Tuesday, January 17, 2012

Potatoes, Beans and Corn: The Southwestern Trinity (2011 Food Recap, Part 2)

As Robert and tried to recall some of our more savory successes, these three were the ones that came to mind. I quickly noticed some themes. I guess it is fitting since we live in the Southwest. Although, I would like to note that it is sometimes difficult to find good fresh corn here.

Potato and Sweet Corn Hash was a summer find. It was so darn good. We made this one a couple of times. I bet it would be tasty with a fried egg on top. It is pretty self-explanatory and easy. I haven’t tried it with frozen corn, but I suspect it would still be pretty tasty!

Our CSA share provided us with an almost weekly bag of roasted chilies. Now, I am not complaining, but I find you have to start getting creative and researching ways to use them. As a result, we end up with quite a few bags in the freezer. When seeking inspiration for a recent potluck, I found these bookmarked recipes for a Spicy Corn Dip and a Creamy Bean Dip. I was torn between the two, and Robert pretty much read my mind (we spend way too much time together) when he said, why not do half and half? Brilliant, I say. I was pleased that we seemed to have one of the crowd pleasers of the night and it was one of the first dishes to disappear! We basically nestled them side by side in a baking dish.

Modifications? We cut the bean dip recipe in half. Robert said that next time, he would just make the same base for both of them (combining all the dairy and flavorings) then divide it in half to stir in the beans and corn into the two separate dips. P.S. – These would be excellent Super Bowl party dips. You can thank me later for the idea.

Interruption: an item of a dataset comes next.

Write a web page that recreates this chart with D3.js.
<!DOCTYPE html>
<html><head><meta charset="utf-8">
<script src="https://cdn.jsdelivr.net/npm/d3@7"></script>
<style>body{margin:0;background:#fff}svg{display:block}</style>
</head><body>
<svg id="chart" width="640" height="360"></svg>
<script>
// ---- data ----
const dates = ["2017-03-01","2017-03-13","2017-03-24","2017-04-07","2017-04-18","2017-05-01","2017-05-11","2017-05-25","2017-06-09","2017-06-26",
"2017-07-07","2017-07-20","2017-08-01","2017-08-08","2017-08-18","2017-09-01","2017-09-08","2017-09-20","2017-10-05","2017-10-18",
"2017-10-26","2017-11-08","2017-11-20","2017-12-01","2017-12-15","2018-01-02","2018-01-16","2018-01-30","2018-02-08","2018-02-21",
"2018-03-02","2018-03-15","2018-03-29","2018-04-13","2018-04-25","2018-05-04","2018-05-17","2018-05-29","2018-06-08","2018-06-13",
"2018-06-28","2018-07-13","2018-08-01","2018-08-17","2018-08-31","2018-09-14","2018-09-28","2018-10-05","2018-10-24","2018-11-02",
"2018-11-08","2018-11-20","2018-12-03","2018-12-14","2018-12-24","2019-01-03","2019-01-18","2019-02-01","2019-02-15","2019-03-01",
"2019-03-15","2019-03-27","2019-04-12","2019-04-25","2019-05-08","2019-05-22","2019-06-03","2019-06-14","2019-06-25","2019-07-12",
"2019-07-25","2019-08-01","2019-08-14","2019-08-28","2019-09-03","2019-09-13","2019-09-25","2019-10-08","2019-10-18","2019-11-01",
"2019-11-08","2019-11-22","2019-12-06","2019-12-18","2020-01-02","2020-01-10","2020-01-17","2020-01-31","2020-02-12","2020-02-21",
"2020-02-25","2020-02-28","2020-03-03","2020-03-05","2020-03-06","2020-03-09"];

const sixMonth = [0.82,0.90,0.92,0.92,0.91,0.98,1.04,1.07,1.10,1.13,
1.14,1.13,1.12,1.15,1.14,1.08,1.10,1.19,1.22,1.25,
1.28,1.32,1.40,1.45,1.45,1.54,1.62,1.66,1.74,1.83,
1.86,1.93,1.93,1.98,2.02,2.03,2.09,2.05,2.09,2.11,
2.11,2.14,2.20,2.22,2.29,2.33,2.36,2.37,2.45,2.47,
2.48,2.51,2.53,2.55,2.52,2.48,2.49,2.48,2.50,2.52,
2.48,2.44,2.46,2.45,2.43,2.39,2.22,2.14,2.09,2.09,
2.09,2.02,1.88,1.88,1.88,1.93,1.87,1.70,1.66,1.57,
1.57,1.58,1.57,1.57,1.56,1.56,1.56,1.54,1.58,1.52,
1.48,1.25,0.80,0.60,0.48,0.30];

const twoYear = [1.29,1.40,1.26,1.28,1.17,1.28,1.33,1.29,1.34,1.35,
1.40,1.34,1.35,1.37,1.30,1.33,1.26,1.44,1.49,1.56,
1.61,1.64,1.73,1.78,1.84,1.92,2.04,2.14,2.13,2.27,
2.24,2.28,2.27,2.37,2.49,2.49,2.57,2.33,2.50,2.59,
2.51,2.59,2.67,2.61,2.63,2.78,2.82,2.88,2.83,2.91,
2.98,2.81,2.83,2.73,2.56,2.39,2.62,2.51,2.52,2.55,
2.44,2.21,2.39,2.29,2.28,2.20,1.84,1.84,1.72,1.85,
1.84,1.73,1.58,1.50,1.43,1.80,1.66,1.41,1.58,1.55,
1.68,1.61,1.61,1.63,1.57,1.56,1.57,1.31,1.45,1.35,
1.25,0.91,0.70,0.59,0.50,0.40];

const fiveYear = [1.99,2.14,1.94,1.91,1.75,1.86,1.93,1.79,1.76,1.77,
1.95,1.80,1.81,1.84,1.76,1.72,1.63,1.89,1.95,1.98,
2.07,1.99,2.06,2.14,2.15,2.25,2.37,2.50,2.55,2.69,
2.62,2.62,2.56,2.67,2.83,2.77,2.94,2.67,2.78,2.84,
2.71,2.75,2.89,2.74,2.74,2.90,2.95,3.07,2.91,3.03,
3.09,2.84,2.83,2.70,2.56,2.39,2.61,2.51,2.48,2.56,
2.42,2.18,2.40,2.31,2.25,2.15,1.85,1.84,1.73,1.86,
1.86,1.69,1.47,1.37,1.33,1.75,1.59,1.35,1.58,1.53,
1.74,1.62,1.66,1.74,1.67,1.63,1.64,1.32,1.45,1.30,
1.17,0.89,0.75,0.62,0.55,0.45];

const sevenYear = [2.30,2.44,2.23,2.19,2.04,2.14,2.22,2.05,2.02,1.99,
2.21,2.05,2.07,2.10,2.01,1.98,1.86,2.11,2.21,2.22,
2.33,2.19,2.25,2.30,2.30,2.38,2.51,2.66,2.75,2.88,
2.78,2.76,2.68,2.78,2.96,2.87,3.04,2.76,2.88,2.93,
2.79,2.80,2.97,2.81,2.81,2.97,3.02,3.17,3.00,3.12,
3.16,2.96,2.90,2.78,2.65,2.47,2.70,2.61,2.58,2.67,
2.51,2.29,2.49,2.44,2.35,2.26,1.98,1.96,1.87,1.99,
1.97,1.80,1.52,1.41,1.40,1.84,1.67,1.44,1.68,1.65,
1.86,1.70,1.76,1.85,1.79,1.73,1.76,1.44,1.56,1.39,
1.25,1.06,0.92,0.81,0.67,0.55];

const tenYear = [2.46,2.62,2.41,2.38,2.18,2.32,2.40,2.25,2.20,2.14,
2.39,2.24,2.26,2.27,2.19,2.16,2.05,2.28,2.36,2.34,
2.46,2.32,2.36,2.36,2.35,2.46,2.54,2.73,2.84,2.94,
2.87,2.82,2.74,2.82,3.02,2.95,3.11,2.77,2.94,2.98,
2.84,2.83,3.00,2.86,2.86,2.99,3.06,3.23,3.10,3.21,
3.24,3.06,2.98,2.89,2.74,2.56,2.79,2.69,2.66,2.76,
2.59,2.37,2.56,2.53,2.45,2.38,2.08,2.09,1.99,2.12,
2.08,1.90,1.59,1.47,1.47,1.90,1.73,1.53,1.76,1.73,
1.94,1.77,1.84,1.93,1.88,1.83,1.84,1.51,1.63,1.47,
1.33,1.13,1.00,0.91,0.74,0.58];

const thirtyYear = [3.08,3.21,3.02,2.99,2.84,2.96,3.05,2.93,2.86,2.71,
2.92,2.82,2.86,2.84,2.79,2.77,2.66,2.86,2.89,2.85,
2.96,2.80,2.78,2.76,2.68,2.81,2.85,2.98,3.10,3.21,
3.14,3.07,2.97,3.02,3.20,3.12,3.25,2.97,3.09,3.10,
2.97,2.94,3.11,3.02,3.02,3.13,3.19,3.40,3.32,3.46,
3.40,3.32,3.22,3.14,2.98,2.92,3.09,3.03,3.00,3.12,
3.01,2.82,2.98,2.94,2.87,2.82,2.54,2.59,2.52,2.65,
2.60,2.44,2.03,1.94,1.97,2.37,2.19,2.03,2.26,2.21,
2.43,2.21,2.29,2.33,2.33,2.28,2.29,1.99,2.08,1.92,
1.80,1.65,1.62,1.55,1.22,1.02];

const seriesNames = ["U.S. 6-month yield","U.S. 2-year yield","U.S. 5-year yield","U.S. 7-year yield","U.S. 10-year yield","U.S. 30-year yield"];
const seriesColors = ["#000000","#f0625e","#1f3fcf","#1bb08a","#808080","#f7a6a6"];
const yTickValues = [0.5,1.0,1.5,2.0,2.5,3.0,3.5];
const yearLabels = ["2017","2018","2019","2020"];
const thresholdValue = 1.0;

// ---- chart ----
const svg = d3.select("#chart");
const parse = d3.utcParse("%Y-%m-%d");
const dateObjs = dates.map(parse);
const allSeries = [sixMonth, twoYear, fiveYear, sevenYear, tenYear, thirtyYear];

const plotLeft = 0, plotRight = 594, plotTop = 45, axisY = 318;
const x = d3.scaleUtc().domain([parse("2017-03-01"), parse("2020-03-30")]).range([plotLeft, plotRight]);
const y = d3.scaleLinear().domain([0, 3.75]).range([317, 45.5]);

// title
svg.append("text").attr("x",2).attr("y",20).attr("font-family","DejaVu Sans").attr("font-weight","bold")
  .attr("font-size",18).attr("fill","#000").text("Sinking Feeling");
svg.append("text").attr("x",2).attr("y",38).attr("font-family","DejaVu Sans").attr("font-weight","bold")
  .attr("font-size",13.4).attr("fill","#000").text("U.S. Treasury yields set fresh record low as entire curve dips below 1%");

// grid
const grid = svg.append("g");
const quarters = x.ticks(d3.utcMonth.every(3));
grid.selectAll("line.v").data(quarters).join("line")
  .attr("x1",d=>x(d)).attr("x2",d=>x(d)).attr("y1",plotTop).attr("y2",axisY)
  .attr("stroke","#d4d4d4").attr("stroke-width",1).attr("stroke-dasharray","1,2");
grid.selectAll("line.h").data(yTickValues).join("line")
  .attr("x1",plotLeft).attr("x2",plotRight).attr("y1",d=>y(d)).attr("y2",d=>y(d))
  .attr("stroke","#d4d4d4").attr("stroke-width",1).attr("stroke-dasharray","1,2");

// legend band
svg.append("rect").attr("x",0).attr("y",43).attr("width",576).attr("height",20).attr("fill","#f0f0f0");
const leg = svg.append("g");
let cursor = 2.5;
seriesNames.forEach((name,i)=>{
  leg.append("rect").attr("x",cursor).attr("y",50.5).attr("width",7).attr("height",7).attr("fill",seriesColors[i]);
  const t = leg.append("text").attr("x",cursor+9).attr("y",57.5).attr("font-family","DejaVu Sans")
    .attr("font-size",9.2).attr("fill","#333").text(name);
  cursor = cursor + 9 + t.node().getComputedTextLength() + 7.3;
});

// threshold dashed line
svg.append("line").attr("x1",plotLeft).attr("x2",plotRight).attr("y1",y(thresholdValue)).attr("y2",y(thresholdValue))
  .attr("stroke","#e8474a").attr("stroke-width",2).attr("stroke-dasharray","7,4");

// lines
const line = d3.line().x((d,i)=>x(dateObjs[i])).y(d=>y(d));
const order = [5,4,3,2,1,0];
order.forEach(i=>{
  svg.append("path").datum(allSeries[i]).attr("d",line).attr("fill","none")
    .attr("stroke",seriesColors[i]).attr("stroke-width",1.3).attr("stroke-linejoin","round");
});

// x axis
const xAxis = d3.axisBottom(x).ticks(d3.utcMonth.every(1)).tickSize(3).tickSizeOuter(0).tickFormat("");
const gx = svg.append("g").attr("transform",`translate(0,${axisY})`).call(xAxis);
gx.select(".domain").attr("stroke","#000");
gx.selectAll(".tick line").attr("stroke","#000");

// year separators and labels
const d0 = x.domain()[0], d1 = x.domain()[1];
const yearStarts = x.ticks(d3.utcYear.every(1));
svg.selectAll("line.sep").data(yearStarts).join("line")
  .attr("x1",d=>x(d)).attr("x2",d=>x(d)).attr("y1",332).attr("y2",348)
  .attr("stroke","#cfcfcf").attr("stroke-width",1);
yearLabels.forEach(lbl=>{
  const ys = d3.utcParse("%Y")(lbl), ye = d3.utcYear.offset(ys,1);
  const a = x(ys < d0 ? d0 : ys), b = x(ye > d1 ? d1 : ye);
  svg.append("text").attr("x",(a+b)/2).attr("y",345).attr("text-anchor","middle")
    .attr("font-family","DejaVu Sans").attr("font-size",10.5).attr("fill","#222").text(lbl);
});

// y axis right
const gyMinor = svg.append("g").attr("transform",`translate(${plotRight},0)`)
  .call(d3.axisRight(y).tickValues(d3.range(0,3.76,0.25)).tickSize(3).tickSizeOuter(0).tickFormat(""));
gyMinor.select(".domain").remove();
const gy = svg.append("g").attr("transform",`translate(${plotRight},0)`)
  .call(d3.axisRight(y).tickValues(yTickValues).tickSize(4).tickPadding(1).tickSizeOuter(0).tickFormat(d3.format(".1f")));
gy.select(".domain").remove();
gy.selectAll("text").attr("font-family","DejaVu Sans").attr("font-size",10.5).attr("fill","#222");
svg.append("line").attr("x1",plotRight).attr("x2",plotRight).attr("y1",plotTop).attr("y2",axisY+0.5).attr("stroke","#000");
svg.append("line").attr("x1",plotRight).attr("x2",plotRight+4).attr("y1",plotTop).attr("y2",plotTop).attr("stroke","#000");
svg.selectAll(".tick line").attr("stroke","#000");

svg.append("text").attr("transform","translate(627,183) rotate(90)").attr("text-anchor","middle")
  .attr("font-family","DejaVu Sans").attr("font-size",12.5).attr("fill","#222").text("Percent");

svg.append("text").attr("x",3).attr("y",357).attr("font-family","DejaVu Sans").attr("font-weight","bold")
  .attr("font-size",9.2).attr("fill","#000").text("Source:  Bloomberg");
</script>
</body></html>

I am always a little more inspired to cook when I have time on my hands, so I pulled out all the stops for some bean burritos recently since I was on Winter Break. I bought the fresh tortillas you cook yourself. Look for them in the refrigerated section of your grocery. They are a little pricier than the ones you grab on the shelf, but they taste so much better! I cooked some black beans in our slow cooker to make refried beans. I highly recommend this if you eat a lot of beans because it is so much cheaper than canned beans and so easy – all you have to do is plan ahead by about half a day. We don’t even soak them overnight. We just throw them in the slow cooker and let them cook until soft. I put some of our bountiful green chilies into the refried beans. We also had shredded cheese and added more green chilies to Greek yogurt (or sour cream) for a creamy sauce. The real highlights of the burritos were these Chipotle Caramelized Onions and the roasted potatoes and sweet potatoes. I just peeled and diced them up and threw them in the oven at about 400 degrees until nice and crispy.